Begin Supplied information
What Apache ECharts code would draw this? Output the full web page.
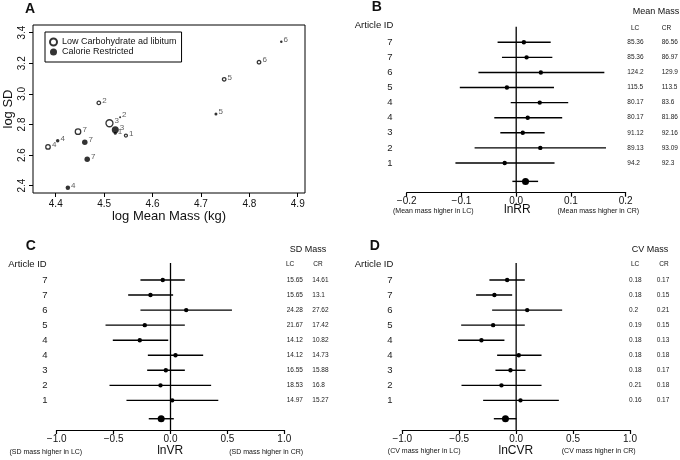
<!DOCTYPE html>
<html><head><meta charset="utf-8">
<script src="https://cdn.jsdelivr.net/npm/echarts@6/dist/echarts.min.js"></script>
<style>html,body{margin:0;padding:0;background:#fff}#c{width:680px;height:460px}</style>
</head><body><div id="c"></div>
<script>
// ---------- Panel A data (log mean mass vs log SD) ----------
const lcIds = ['1','2','3','4','5','6','7'];
const lcLogMean = [4.545, 4.489, 4.511, 4.384, 4.748, 4.820, 4.446];
const lcLogSd   = [2.727, 2.941, 2.808, 2.653, 3.095, 3.207, 2.753];
const lcWeight  = [3, 3.5, 7, 4.5, 3.5, 3.5, 5.5];
const crIds = ['1','2','3','4','4','5','6','7','7'];
const crLogMean = [4.523, 4.533, 4.523, 4.404, 4.425, 4.731, 4.866, 4.460, 4.465];
const crLogSd   = [2.742, 2.847, 2.766, 2.694, 2.387, 2.869, 3.341, 2.684, 2.573];
const crWeight  = [3, 2, 7, 3.5, 4.5, 3, 2.5, 5.5, 5.5];
const aXTicks = [4.4, 4.5, 4.6, 4.7, 4.8, 4.9];
const aYTicks = [2.4, 2.6, 2.8, 3.0, 3.2, 3.4];

// ---------- Forest plots (rows top to bottom) ----------
const articleIds = ['7','7','6','5','4','4','3','2','1'];
const rrEst = [0.014, 0.019, 0.045, -0.017, 0.043, 0.021, 0.012, 0.044, -0.021];
const rrLo  = [-0.034, -0.026, -0.069, -0.103, -0.010, -0.040, -0.029, -0.076, -0.111];
const rrHi  = [0.063, 0.066, 0.161, 0.069, 0.095, 0.084, 0.052, 0.164, 0.070];
const rrSummary = [0.017, -0.007, 0.040]; // est, lo, hi
const meanLC = ['85.36','85.36','124.2','115.5','80.17','80.17','91.12','89.13','94.2'];
const meanCR = ['86.56','86.97','129.9','113.5','83.6','81.86','92.16','93.09','92.3'];

const vrEst = [-0.068, -0.176, 0.138, -0.226, -0.270, 0.044, -0.041, -0.088, 0.015];
const vrLo  = [-0.264, -0.372, -0.264, -0.571, -0.507, -0.199, -0.205, -0.536, -0.387];
const vrHi  = [0.126, 0.023, 0.540, 0.126, -0.020, 0.287, 0.126, 0.357, 0.420];
const vrSummary = [-0.082, -0.191, 0.029];
const sdLC = ['15.65','15.65','24.28','21.67','14.12','14.12','16.55','18.53','14.97'];
const sdCR = ['14.61','13.1','27.62','17.42','10.82','14.73','15.88','16.8','15.27'];

const cvrEst = [-0.079, -0.191, 0.097, -0.202, -0.305, 0.023, -0.050, -0.129, 0.038];
const cvrLo  = [-0.235, -0.352, -0.211, -0.483, -0.510, -0.167, -0.182, -0.480, -0.290];
const cvrHi  = [0.076, -0.035, 0.404, 0.076, -0.103, 0.223, 0.082, 0.223, 0.375];
const cvrSummary = [-0.094, -0.196, 0.003];
const cvLC = ['0.18','0.18','0.2','0.19','0.18','0.18','0.18','0.21','0.16'];
const cvCR = ['0.17','0.15','0.21','0.15','0.13','0.18','0.17','0.18','0.17'];

// ---------- build ----------
const FONT = 'Liberation Sans';
const SUMMARY_POS = -0.22;
const fmtMinus = v => (Math.abs(v) < 1e-9 ? 0 : v).toFixed(1).replace('-', '\u2212');

function forestSeries(axisIdx, est, lo, hi, summ, lcTxt, crTxt, cfg) {
  const n = est.length;
  const data = est.map((e, i) => [lo[i], hi[i], e, n - i, i]);
  data.push([summ[1], summ[2], summ[0], SUMMARY_POS, -1]);
  return {
    type: 'custom', xAxisIndex: axisIdx, yAxisIndex: axisIdx, clip: false, silent: true,
    encode: { x: [0, 1, 2], y: 3 },
    data: data,
    renderItem: function (params, api) {
      const pos = api.value(3), idx = api.value(4);
      const a = api.coord([api.value(0), pos]);
      const b = api.coord([api.value(1), pos]);
      const e = api.coord([api.value(2), pos]);
      const ch = [
        { type: 'line', shape: { x1: a[0], y1: a[1], x2: b[0], y2: b[1] }, style: { stroke: '#000', lineWidth: 1.4 } },
        { type: 'circle', shape: { cx: e[0], cy: e[1], r: idx < 0 ? 3.5 : 2.2 }, style: { fill: '#000' } }
      ];
      if (idx >= 0) {
        const t = (x, s, al, fs) => ({ type: 'text', x: x, y: e[1], style: { text: s, fontSize: fs, fill: '#222', align: al, verticalAlign: 'middle', fontFamily: FONT } });
        ch.push(t(cfg.idX, articleIds[idx], 'center', 9.5));
        ch.push(t(cfg.lcX, lcTxt[idx], 'left', 6.5));
        ch.push(t(cfg.crX, crTxt[idx], 'left', 6.5));
      }
      return { type: 'group', children: ch };
    }
  };
}
function zeroLine(axisIdx, ymin, ymax) {
  return { type: 'line', xAxisIndex: axisIdx, yAxisIndex: axisIdx, silent: true, symbol: 'none',
    data: [[0, ymin], [0, ymax]], lineStyle: { color: '#000', width: 1.3 }, z: 1 };
}
function forestX(gi, mn, mx, iv) {
  return { type: 'value', gridIndex: gi, min: mn, max: mx, interval: iv,
    axisLine: { show: true, onZero: false, lineStyle: { color: '#000', width: 1.2 } },
    axisTick: { show: true, length: 4, lineStyle: { color: '#000', width: 1.2 } },
    axisLabel: { fontSize: 10, margin: 4, color: '#111', formatter: fmtMinus, fontFamily: FONT },
    splitLine: { show: false } };
}
function forestY(gi, mn, mx) {
  return { type: 'value', gridIndex: gi, min: mn, max: mx, show: false, splitLine: { show: false } };
}
function txt(x, y, s, fs, align, bold, rot) {
  return { type: 'text', x: x, y: y, rotation: rot || 0, silent: true,
    style: { text: s, fontSize: fs, fill: '#111', align: align || 'center', verticalAlign: 'middle',
      fontWeight: bold ? 'bold' : 'normal', fontFamily: FONT } };
}

const chart = echarts.init(document.getElementById('c'), null, { renderer: 'canvas' });
const option = {
  animation: false,
  textStyle: { fontFamily: FONT },
  grid: [
    { left: 33, top: 25, width: 272, height: 168, show: true, borderColor: '#000', borderWidth: 1, backgroundColor: 'transparent' },
    { left: 406.7, top: 26.7, width: 219, height: 166 },
    { left: 56.7, top: 263, width: 227.6, height: 167 },
    { left: 402.3, top: 263, width: 227.7, height: 167 }
  ],
  xAxis: [
    { type: 'value', gridIndex: 0, min: 4.353, max: 4.915,
      axisLine: { show: false }, splitLine: { show: false },
      axisTick: { show: true, length: 4, customValues: aXTicks, lineStyle: { color: '#000' } },
      axisLabel: { customValues: aXTicks, fontSize: 10, margin: 6, color: '#111', formatter: v => v.toFixed(1) },
      name: 'log Mean Mass (kg)', nameLocation: 'middle', nameGap: 16,
      nameTextStyle: { fontSize: 13, color: '#111', verticalAlign: 'top' } },
    forestX(1, -0.2, 0.2, 0.1),
    forestX(2, -1, 1, 0.5),
    forestX(3, -1, 1, 0.5)
  ],
  yAxis: [
    { type: 'value', gridIndex: 0, min: 2.352, max: 3.45,
      axisLine: { show: false }, splitLine: { show: false },
      axisTick: { show: true, length: 4, customValues: aYTicks, lineStyle: { color: '#000' } },
      axisLabel: { customValues: aYTicks, rotate: 90, fontSize: 10, margin: 6, color: '#111', formatter: v => v.toFixed(1) },
      name: 'log SD', nameLocation: 'middle', nameGap: 18,
      nameTextStyle: { fontSize: 13, color: '#111' } },
    forestY(1, -0.97, 10.03),
    forestY(2, -0.969, 10.13),
    forestY(3, -0.969, 10.13)
  ],
  legend: {
    data: ['Low Carbohydrate ad libitum', 'Calorie Restricted'],
    left: 45, top: 32, orient: 'vertical', selectedMode: false,
    itemWidth: 7, itemHeight: 7, itemGap: 0, padding: [5, 5, 5, 4],
    borderColor: '#000', borderWidth: 1, borderRadius: 0, backgroundColor: '#fff',
    textStyle: { fontSize: 9, color: '#111', lineHeight: 10, fontFamily: FONT }
  },
  series: [
    { type: 'scatter', name: 'Low Carbohydrate ad libitum', xAxisIndex: 0, yAxisIndex: 0, symbol: 'circle',
      data: lcIds.map((id, i) => [lcLogMean[i], lcLogSd[i], id, lcWeight[i]]),
      symbolSize: v => v[3],
      itemStyle: { color: '#fff', borderColor: '#000', borderWidth: 1.3 },
      label: { show: true, position: 'right', distance: 1, offset: [0, -2], formatter: p => p.value[2], fontSize: 8, color: '#333' } },
    { type: 'scatter', name: 'Calorie Restricted', xAxisIndex: 0, yAxisIndex: 0, symbol: 'circle',
      data: crIds.map((id, i) => [crLogMean[i], crLogSd[i], id, crWeight[i]]),
      symbolSize: v => v[3],
      itemStyle: { color: '#000' },
      label: { show: true, position: 'right', distance: 1, offset: [0, -2], formatter: p => p.value[2], fontSize: 8, color: '#333' } },
    zeroLine(1, -0.97, 10.03),
    zeroLine(2, -0.969, 10.13),
    zeroLine(3, -0.969, 10.13),
    forestSeries(1, rrEst, rrLo, rrHi, rrSummary, meanLC, meanCR, { idX: 390, lcX: 627.3, crX: 661.7 }),
    forestSeries(2, vrEst, vrLo, vrHi, vrSummary, sdLC, sdCR, { idX: 45, lcX: 286.7, crX: 312.3 }),
    forestSeries(3, cvrEst, cvrLo, cvrHi, cvrSummary, cvLC, cvCR, { idX: 390, lcX: 629, crX: 656.7 })
  ],
  graphic: [
    txt(30, 8.7, 'A', 14, 'center', true),
    txt(376.7, 7.2, 'B', 14, 'center', true),
    txt(30.8, 245.8, 'C', 14, 'center', true),
    txt(374.7, 245.8, 'D', 14, 'center', true),
    txt(393.3, 25, 'Article ID', 9.5, 'right'),
    txt(46.7, 264.3, 'Article ID', 9.5, 'right'),
    txt(393.3, 264.3, 'Article ID', 9.5, 'right'),
    txt(656, 11.7, 'Mean Mass', 9),
    txt(308, 250, 'SD Mass', 9),
    txt(650, 250, 'CV Mass', 9),
    txt(631, 28.3, 'LC', 6.5, 'left'), txt(661.7, 28.3, 'CR', 6.5, 'left'),
    txt(286, 264.3, 'LC', 6.5, 'left'), txt(313.3, 264.3, 'CR', 6.5, 'left'),
    txt(631, 264.3, 'LC', 6.5, 'left'), txt(659.3, 264.3, 'CR', 6.5, 'left'),
    txt(433.3, 210.7, '(Mean mass higher in LC)', 7),
    txt(517.3, 210, 'lnRR', 12),
    txt(598.3, 210.7, '(Mean mass higher in CR)', 7),
    txt(45.8, 451.7, '(SD mass higher in LC)', 7),
    txt(170.2, 451, 'lnVR', 12),
    txt(266.2, 451.7, '(SD mass higher in CR)', 7),
    txt(424.2, 451, '(CV mass higher in LC)', 7),
    txt(515.8, 451, 'lnCVR', 12),
    txt(598.7, 451, '(CV mass higher in CR)', 7)
  ]
};
chart.setOption(option);
</script>
</body></html>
End Supplied information
▸ Written instruction
Repeat the lines above, starting at the first and stopping after the line that holds "const aYTicks = [2.4, 2.6, 2.8, 3.0, 3.2, 3.4];", with the pictures left out.

▸ Reply to the task
What Apache ECharts code would draw this? Output the full web page.
<!DOCTYPE html>
<html><head><meta charset="utf-8">
<script src="https://cdn.jsdelivr.net/npm/echarts@6/dist/echarts.min.js"></script>
<style>html,body{margin:0;padding:0;background:#fff}#c{width:680px;height:460px}</style>
</head><body><div id="c"></div>
<script>
// ---------- Panel A data (log mean mass vs log SD) ----------
const lcIds = ['1','2','3','4','5','6','7'];
const lcLogMean = [4.545, 4.489, 4.511, 4.384, 4.748, 4.820, 4.446];
const lcLogSd   = [2.727, 2.941, 2.808, 2.653, 3.095, 3.207, 2.753];
const lcWeight  = [3, 3.5, 7, 4.5, 3.5, 3.5, 5.5];
const crIds = ['1','2','3','4','4','5','6','7','7'];
const crLogMean = [4.523, 4.533, 4.523, 4.404, 4.425, 4.731, 4.866, 4.460, 4.465];
const crLogSd   = [2.742, 2.847, 2.766, 2.694, 2.387, 2.869, 3.341, 2.684, 2.573];
const crWeight  = [3, 2, 7, 3.5, 4.5, 3, 2.5, 5.5, 5.5];
const aXTicks = [4.4, 4.5, 4.6, 4.7, 4.8, 4.9];
const aYTicks = [2.4, 2.6, 2.8, 3.0, 3.2, 3.4];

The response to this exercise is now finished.